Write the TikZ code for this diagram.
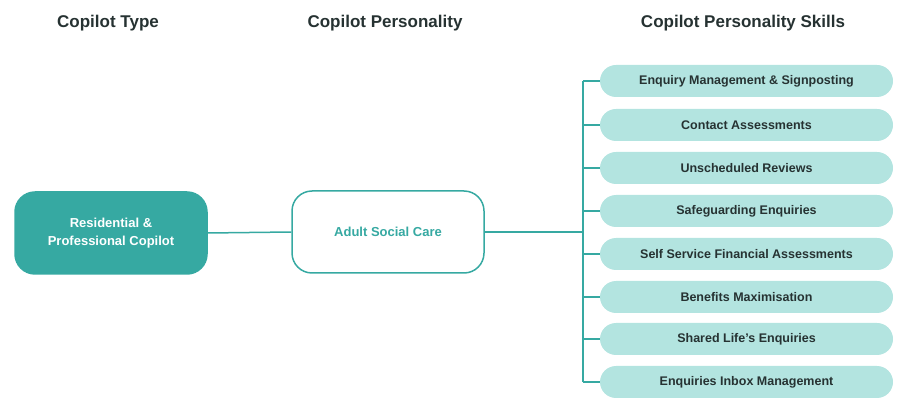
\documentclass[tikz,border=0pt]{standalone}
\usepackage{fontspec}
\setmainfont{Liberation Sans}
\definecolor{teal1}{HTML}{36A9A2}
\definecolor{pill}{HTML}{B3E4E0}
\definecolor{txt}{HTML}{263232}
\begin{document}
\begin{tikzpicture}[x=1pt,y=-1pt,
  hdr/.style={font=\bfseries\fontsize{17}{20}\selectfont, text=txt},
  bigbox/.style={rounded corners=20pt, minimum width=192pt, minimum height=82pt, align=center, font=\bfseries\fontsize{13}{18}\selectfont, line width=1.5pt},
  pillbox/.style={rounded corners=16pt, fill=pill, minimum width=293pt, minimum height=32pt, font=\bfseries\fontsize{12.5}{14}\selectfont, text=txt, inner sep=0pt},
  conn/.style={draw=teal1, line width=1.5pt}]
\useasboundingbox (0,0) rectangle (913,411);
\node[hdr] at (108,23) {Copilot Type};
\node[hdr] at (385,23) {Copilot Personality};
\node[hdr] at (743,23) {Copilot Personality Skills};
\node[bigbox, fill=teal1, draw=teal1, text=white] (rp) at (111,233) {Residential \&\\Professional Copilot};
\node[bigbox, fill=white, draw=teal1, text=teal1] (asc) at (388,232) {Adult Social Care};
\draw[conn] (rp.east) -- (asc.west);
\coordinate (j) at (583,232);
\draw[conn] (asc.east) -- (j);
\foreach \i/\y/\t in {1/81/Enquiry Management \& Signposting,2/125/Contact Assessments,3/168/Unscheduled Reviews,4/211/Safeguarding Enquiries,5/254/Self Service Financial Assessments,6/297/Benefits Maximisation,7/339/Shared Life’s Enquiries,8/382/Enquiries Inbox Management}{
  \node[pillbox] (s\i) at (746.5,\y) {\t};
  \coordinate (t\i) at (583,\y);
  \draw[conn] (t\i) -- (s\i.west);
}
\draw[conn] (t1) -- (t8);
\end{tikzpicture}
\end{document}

◆ ◆ ◆ ◆

## EXERCISE BRIEF
Repeat the material above word for word, please, apart from its images.

## RESULT
Write the TikZ code for this diagram.
\documentclass[tikz,border=0pt]{standalone}
\usepackage{fontspec}
\setmainfont{Liberation Sans}
\definecolor{teal1}{HTML}{36A9A2}
\definecolor{pill}{HTML}{B3E4E0}
\definecolor{txt}{HTML}{263232}
\begin{document}
\begin{tikzpicture}[x=1pt,y=-1pt,
  hdr/.style={font=\bfseries\fontsize{17}{20}\selectfont, text=txt},
  bigbox/.style={rounded corners=20pt, minimum width=192pt, minimum height=82pt, align=center, font=\bfseries\fontsize{13}{18}\selectfont, line width=1.5pt},
  pillbox/.style={rounded corners=16pt, fill=pill, minimum width=293pt, minimum height=32pt, font=\bfseries\fontsize{12.5}{14}\selectfont, text=txt, inner sep=0pt},
  conn/.style={draw=teal1, line width=1.5pt}]
\useasboundingbox (0,0) rectangle (913,411);
\node[hdr] at (108,23) {Copilot Type};
\node[hdr] at (385,23) {Copilot Personality};
\node[hdr] at (743,23) {Copilot Personality Skills};
\node[bigbox, fill=teal1, draw=teal1, text=white] (rp) at (111,233) {Residential \&\\Professional Copilot};
\node[bigbox, fill=white, draw=teal1, text=teal1] (asc) at (388,232) {Adult Social Care};
\draw[conn] (rp.east) -- (asc.west);
\coordinate (j) at (583,232);
\draw[conn] (asc.east) -- (j);
\foreach \i/\y/\t in {1/81/Enquiry Management \& Signposting,2/125/Contact Assessments,3/168/Unscheduled Reviews,4/211/Safeguarding Enquiries,5/254/Self Service Financial Assessments,6/297/Benefits Maximisation,7/339/Shared Life’s Enquiries,8/382/Enquiries Inbox Management}{
  \node[pillbox] (s\i) at (746.5,\y) {\t};
  \coordinate (t\i) at (583,\y);
  \draw[conn] (t\i) -- (s\i.west);
}
\draw[conn] (t1) -- (t8);
\end{tikzpicture}
\end{document}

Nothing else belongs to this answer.